* Exercise directions
Transcribe every line from the top down to the line with "(tituloObj) at (628,8)", both ends included, but not the pictures.

◆ ◆ ◆ ◆ ◆ ◆ ◆

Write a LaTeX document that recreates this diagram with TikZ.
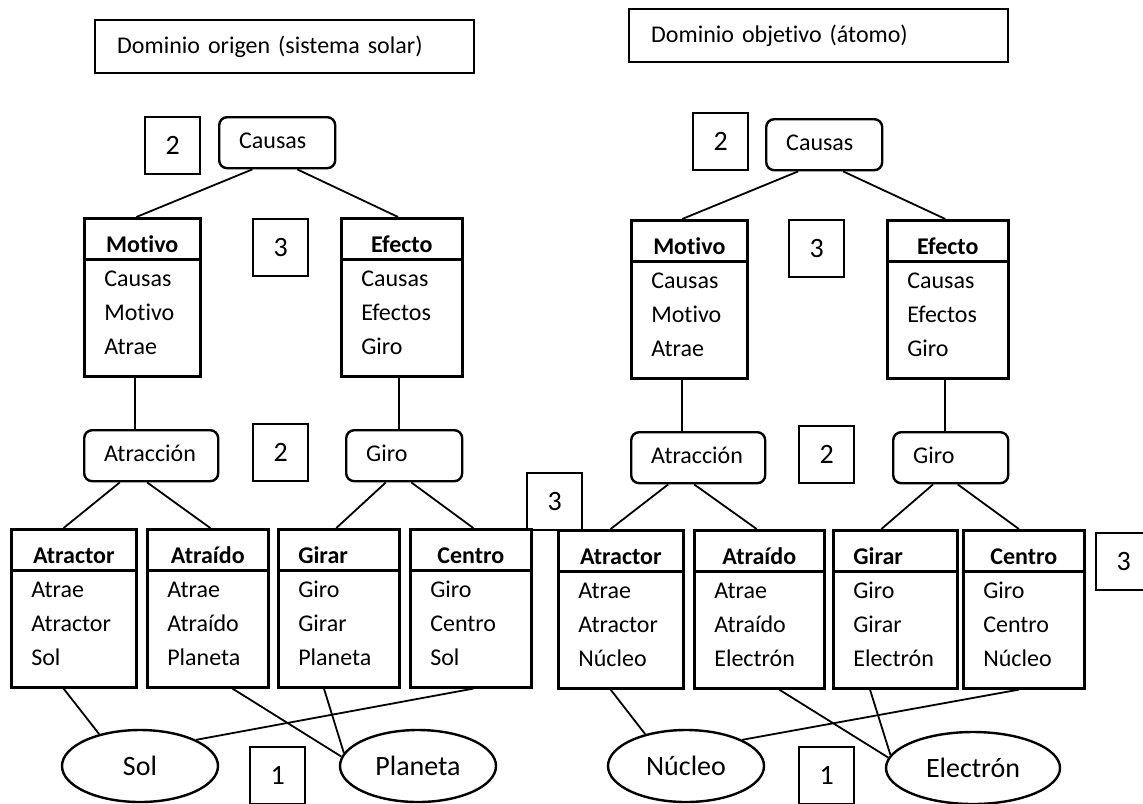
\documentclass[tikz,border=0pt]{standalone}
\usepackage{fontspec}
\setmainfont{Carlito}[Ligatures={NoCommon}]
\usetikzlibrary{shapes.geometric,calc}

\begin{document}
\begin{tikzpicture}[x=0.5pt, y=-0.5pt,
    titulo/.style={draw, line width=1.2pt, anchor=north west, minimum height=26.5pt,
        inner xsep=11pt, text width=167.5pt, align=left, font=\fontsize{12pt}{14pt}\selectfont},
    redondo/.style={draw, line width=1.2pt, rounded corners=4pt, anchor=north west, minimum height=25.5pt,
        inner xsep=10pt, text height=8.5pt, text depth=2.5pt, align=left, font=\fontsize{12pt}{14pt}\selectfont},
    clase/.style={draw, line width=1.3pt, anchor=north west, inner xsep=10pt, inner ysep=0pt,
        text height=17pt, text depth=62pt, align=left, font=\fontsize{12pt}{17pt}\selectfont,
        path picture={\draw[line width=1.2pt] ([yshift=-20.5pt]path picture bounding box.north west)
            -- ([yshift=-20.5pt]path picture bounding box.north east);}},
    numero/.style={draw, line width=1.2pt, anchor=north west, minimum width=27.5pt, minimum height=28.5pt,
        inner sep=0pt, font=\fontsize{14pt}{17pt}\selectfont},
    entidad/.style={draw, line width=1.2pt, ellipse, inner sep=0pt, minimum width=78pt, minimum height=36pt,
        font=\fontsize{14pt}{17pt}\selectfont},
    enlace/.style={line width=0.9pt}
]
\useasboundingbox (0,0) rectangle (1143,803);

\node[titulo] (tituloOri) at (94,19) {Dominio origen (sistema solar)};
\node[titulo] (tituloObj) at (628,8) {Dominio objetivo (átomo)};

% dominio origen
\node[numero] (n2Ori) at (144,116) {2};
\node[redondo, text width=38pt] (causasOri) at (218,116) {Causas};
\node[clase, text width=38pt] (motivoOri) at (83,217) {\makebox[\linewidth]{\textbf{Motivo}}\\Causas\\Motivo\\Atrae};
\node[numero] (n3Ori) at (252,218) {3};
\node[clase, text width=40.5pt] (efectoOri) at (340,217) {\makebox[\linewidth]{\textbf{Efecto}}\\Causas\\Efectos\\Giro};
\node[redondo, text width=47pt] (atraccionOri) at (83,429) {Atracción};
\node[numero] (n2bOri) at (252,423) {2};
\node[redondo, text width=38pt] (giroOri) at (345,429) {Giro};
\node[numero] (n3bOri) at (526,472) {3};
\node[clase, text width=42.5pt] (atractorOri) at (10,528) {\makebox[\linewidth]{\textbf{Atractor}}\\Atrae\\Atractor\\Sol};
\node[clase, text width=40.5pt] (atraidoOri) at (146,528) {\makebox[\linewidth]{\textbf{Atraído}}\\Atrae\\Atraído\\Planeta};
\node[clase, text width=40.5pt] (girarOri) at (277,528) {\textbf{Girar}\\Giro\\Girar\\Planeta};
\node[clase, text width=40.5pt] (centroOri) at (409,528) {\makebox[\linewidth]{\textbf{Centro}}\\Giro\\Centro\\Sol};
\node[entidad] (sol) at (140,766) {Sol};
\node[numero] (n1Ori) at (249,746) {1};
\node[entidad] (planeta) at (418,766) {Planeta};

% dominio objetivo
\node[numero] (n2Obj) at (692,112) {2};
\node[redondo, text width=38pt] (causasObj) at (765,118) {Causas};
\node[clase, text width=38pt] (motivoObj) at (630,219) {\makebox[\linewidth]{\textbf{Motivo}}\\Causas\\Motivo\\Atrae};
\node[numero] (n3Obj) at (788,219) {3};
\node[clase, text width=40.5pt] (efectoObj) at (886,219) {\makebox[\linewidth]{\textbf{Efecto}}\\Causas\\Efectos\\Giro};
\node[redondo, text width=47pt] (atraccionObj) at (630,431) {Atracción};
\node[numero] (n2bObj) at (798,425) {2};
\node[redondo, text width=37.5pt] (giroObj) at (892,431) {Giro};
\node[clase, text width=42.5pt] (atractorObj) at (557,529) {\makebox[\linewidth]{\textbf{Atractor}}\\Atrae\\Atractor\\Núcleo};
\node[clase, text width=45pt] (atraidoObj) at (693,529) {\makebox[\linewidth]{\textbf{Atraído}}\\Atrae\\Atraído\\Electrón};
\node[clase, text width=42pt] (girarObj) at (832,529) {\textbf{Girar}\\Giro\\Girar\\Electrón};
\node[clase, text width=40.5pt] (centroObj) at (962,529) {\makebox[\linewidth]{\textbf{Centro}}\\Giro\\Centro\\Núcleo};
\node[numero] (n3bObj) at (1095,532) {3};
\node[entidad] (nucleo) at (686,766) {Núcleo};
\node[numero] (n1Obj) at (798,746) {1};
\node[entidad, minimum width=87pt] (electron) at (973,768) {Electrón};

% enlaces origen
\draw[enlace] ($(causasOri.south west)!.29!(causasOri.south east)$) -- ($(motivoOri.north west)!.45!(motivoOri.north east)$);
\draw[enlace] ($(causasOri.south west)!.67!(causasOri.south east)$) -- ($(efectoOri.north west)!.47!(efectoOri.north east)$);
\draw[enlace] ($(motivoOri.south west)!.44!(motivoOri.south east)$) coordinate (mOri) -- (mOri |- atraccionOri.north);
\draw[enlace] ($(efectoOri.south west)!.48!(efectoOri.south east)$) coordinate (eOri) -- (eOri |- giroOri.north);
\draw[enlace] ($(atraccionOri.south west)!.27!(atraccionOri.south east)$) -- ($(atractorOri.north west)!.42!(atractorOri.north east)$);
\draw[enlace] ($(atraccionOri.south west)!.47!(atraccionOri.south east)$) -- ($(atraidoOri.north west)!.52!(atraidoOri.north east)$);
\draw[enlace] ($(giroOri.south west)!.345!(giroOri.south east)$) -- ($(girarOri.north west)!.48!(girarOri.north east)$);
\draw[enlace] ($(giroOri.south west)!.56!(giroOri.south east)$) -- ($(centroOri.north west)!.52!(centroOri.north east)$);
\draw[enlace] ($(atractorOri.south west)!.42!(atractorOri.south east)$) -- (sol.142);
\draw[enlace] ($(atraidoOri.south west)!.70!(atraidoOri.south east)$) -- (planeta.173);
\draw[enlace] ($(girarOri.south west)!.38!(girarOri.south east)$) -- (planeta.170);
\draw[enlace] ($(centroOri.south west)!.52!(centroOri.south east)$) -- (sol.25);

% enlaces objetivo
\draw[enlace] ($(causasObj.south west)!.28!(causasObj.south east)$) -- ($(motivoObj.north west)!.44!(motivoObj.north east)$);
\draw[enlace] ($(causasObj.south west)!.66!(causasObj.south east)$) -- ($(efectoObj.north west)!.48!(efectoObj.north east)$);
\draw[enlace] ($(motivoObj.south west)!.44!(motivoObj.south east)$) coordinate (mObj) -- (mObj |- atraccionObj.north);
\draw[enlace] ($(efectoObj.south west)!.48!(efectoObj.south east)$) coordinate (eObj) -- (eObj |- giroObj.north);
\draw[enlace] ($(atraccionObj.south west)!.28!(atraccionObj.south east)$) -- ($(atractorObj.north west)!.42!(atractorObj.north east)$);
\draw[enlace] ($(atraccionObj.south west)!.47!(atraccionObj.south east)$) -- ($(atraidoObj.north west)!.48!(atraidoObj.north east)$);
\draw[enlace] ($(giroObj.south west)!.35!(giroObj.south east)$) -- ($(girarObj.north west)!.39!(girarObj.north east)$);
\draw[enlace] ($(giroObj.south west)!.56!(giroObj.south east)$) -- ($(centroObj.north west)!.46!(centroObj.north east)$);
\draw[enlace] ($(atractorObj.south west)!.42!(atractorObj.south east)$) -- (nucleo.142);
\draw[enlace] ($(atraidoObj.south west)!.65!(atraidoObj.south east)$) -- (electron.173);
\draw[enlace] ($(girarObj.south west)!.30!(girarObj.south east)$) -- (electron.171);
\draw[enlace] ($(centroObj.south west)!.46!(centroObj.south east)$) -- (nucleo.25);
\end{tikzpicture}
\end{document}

◆ ◆ ◆ ◆ ◆ ◆ ◆

* Answer for the task
Write a LaTeX document that recreates this diagram with TikZ.
\documentclass[tikz,border=0pt]{standalone}
\usepackage{fontspec}
\setmainfont{Carlito}[Ligatures={NoCommon}]
\usetikzlibrary{shapes.geometric,calc}

\begin{document}
\begin{tikzpicture}[x=0.5pt, y=-0.5pt,
    titulo/.style={draw, line width=1.2pt, anchor=north west, minimum height=26.5pt,
        inner xsep=11pt, text width=167.5pt, align=left, font=\fontsize{12pt}{14pt}\selectfont},
    redondo/.style={draw, line width=1.2pt, rounded corners=4pt, anchor=north west, minimum height=25.5pt,
        inner xsep=10pt, text height=8.5pt, text depth=2.5pt, align=left, font=\fontsize{12pt}{14pt}\selectfont},
    clase/.style={draw, line width=1.3pt, anchor=north west, inner xsep=10pt, inner ysep=0pt,
        text height=17pt, text depth=62pt, align=left, font=\fontsize{12pt}{17pt}\selectfont,
        path picture={\draw[line width=1.2pt] ([yshift=-20.5pt]path picture bounding box.north west)
            -- ([yshift=-20.5pt]path picture bounding box.north east);}},
    numero/.style={draw, line width=1.2pt, anchor=north west, minimum width=27.5pt, minimum height=28.5pt,
        inner sep=0pt, font=\fontsize{14pt}{17pt}\selectfont},
    entidad/.style={draw, line width=1.2pt, ellipse, inner sep=0pt, minimum width=78pt, minimum height=36pt,
        font=\fontsize{14pt}{17pt}\selectfont},
    enlace/.style={line width=0.9pt}
]
\useasboundingbox (0,0) rectangle (1143,803);

\node[titulo] (tituloOri) at (94,19) {Dominio origen (sistema solar)};
\node[titulo] (tituloObj) at (628,8) {Dominio objetivo (átomo)};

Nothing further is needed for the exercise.